### YOUR GOAL
Skip any picture you find and retype all the remaining lines exactly.

### DATA EXTRACT
......

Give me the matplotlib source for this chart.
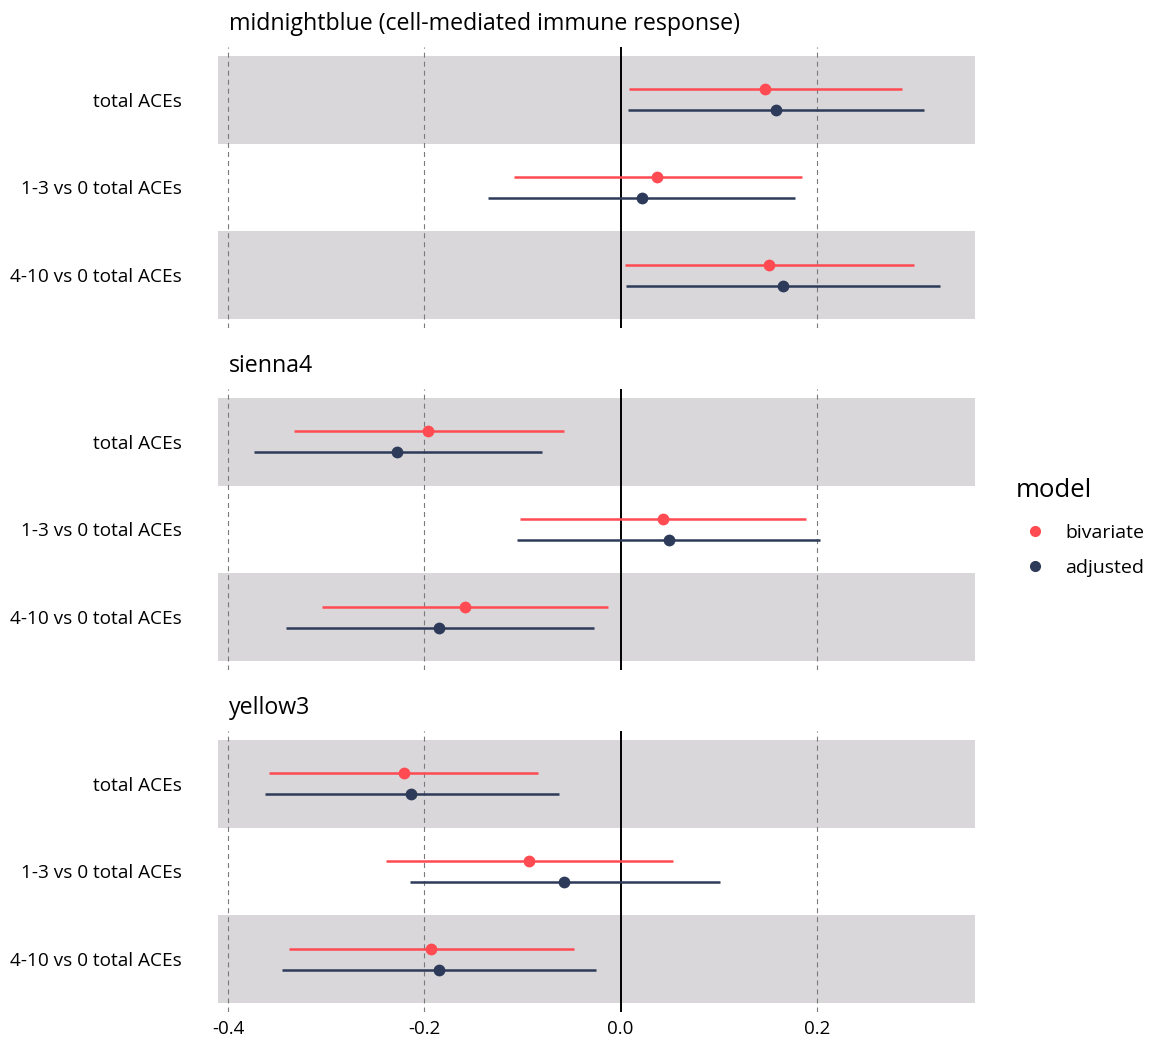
import matplotlib
matplotlib.use("Agg")
import matplotlib.pyplot as plt
from matplotlib.lines import Line2D

plt.rcParams['font.family'] = ['Open Sans', 'DejaVu Sans']
plt.rcParams['lines.scale_dashes'] = False

# ---------------- data ----------------
modules = ["midnightblue (cell-mediated immune response)", "sienna4", "yellow3"]
terms = ["total ACEs", "1-3 vs 0 total ACEs", "4-10 vs 0 total ACEs"]
models = ["bivariate", "adjusted"]

# estimates per module (rows follow `terms`)
biv_est = [[0.147, 0.037, 0.151], [-0.196, 0.043, -0.159], [-0.221, -0.093, -0.193]]
biv_lo = [[0.009, -0.109, 0.005], [-0.333, -0.103, -0.304], [-0.358, -0.239, -0.338]]
biv_hi = [[0.287, 0.185, 0.299], [-0.058, 0.189, -0.013], [-0.084, 0.053, -0.047]]

adj_est = [[0.158, 0.022, 0.166], [-0.228, 0.049, -0.185], [-0.214, -0.058, -0.185]]
adj_lo = [[0.008, -0.135, 0.006], [-0.374, -0.106, -0.341], [-0.363, -0.215, -0.345]]
adj_hi = [[0.309, 0.178, 0.326], [-0.080, 0.203, -0.027], [-0.063, 0.101, -0.025]]

xticks = [-0.4, -0.2, 0.0, 0.2]
xticklabels = ["-0.4", "-0.2", "0.0", "0.2"]

# ---------------- style ----------------
RED = "#FF4B51"
NAVY = "#2D3A59"
BAND = "#D9D7D9"
colors = {"bivariate": RED, "adjusted": NAVY}
offsets = {"bivariate": -0.12, "adjusted": 0.12}

W, H = 1151, 1044
fig = plt.figure(figsize=(W / 100, H / 100), dpi=100)

left_px, right_px = 218, 975
ax_h_px = 280.5
tops = [47.2, 389.2, 731.2]

series = {
    "bivariate": (biv_est, biv_lo, biv_hi),
    "adjusted": (adj_est, adj_lo, adj_hi),
}

for i, mod in enumerate(modules):
    top = tops[i]
    ax = fig.add_axes([left_px / W, 1 - (top + ax_h_px) / H,
                       (right_px - left_px) / W, ax_h_px / H])
    ax.set_xlim(-0.4105, 0.3614)
    ax.set_ylim(3.6, 0.4)
    for b in (1, 3):
        ax.axhspan(b - 0.5, b + 0.5, color=BAND, lw=0, zorder=0)
    for xt in xticks:
        if xt == 0.0:
            ax.axvline(0, color="black", lw=1.4, zorder=1)
        else:
            ax.axvline(xt, color="#7a7a7a", lw=0.8, dashes=(3.6, 2.9), zorder=1)
    for m in models:
        est, lo, hi = series[m]
        ys = [r + 1 + offsets[m] for r in range(len(terms))]
        ax.hlines(ys, lo[i], hi[i], color=colors[m], lw=1.8, zorder=3)
        ax.scatter(est[i], ys, s=72, color=colors[m], zorder=4, linewidths=0)
    ax.set_yticks([1, 2, 3])
    ax.set_yticklabels(terms, fontsize=13.7)
    ax.tick_params(axis="y", length=0, pad=26)
    ax.set_xticks(xticks)
    if i == len(modules) - 1:
        ax.set_xticklabels(xticklabels, fontsize=13.5)
        ax.tick_params(axis="x", length=0, pad=6)
    else:
        ax.set_xticklabels([])
        ax.tick_params(axis="x", length=0)
    for s in ax.spines.values():
        s.set_visible(False)
    fig.text(229 / W, 1 - (tops[i] - 23) / H, mod, fontsize=16.7, ha="left", va="center")

handles = [Line2D([], [], marker="o", ls="", color=colors[m], markersize=7) for m in models]
leg = fig.legend(handles, models, title="model", loc="upper left",
                 bbox_to_anchor=(1008 / W, 1 - 470 / H), frameon=False,
                 fontsize=14, title_fontsize=18.5, handletextpad=0.55,
                 labelspacing=0.9, borderaxespad=0)
leg._legend_box.align = "left"
leg._legend_box.sep = 15

fig.savefig("out.png", dpi=100)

......

### SOLUTION
Give me the matplotlib source for this chart.
import matplotlib
matplotlib.use("Agg")
import matplotlib.pyplot as plt
from matplotlib.lines import Line2D

plt.rcParams['font.family'] = ['Open Sans', 'DejaVu Sans']
plt.rcParams['lines.scale_dashes'] = False

# ---------------- data ----------------
modules = ["midnightblue (cell-mediated immune response)", "sienna4", "yellow3"]
terms = ["total ACEs", "1-3 vs 0 total ACEs", "4-10 vs 0 total ACEs"]
models = ["bivariate", "adjusted"]

# estimates per module (rows follow `terms`)
biv_est = [[0.147, 0.037, 0.151], [-0.196, 0.043, -0.159], [-0.221, -0.093, -0.193]]
biv_lo = [[0.009, -0.109, 0.005], [-0.333, -0.103, -0.304], [-0.358, -0.239, -0.338]]
biv_hi = [[0.287, 0.185, 0.299], [-0.058, 0.189, -0.013], [-0.084, 0.053, -0.047]]

adj_est = [[0.158, 0.022, 0.166], [-0.228, 0.049, -0.185], [-0.214, -0.058, -0.185]]
adj_lo = [[0.008, -0.135, 0.006], [-0.374, -0.106, -0.341], [-0.363, -0.215, -0.345]]
adj_hi = [[0.309, 0.178, 0.326], [-0.080, 0.203, -0.027], [-0.063, 0.101, -0.025]]

xticks = [-0.4, -0.2, 0.0, 0.2]
xticklabels = ["-0.4", "-0.2", "0.0", "0.2"]

# ---------------- style ----------------
RED = "#FF4B51"
NAVY = "#2D3A59"
BAND = "#D9D7D9"
colors = {"bivariate": RED, "adjusted": NAVY}
offsets = {"bivariate": -0.12, "adjusted": 0.12}

W, H = 1151, 1044
fig = plt.figure(figsize=(W / 100, H / 100), dpi=100)

left_px, right_px = 218, 975
ax_h_px = 280.5
tops = [47.2, 389.2, 731.2]

series = {
    "bivariate": (biv_est, biv_lo, biv_hi),
    "adjusted": (adj_est, adj_lo, adj_hi),
}

for i, mod in enumerate(modules):
    top = tops[i]
    ax = fig.add_axes([left_px / W, 1 - (top + ax_h_px) / H,
                       (right_px - left_px) / W, ax_h_px / H])
    ax.set_xlim(-0.4105, 0.3614)
    ax.set_ylim(3.6, 0.4)
    for b in (1, 3):
        ax.axhspan(b - 0.5, b + 0.5, color=BAND, lw=0, zorder=0)
    for xt in xticks:
        if xt == 0.0:
            ax.axvline(0, color="black", lw=1.4, zorder=1)
        else:
            ax.axvline(xt, color="#7a7a7a", lw=0.8, dashes=(3.6, 2.9), zorder=1)
    for m in models:
        est, lo, hi = series[m]
        ys = [r + 1 + offsets[m] for r in range(len(terms))]
        ax.hlines(ys, lo[i], hi[i], color=colors[m], lw=1.8, zorder=3)
        ax.scatter(est[i], ys, s=72, color=colors[m], zorder=4, linewidths=0)
    ax.set_yticks([1, 2, 3])
    ax.set_yticklabels(terms, fontsize=13.7)
    ax.tick_params(axis="y", length=0, pad=26)
    ax.set_xticks(xticks)
    if i == len(modules) - 1:
        ax.set_xticklabels(xticklabels, fontsize=13.5)
        ax.tick_params(axis="x", length=0, pad=6)
    else:
        ax.set_xticklabels([])
        ax.tick_params(axis="x", length=0)
    for s in ax.spines.values():
        s.set_visible(False)
    fig.text(229 / W, 1 - (tops[i] - 23) / H, mod, fontsize=16.7, ha="left", va="center")

handles = [Line2D([], [], marker="o", ls="", color=colors[m], markersize=7) for m in models]
leg = fig.legend(handles, models, title="model", loc="upper left",
                 bbox_to_anchor=(1008 / W, 1 - 470 / H), frameon=False,
                 fontsize=14, title_fontsize=18.5, handletextpad=0.55,
                 labelspacing=0.9, borderaxespad=0)
leg._legend_box.align = "left"
leg._legend_box.sep = 15

fig.savefig("out.png", dpi=100)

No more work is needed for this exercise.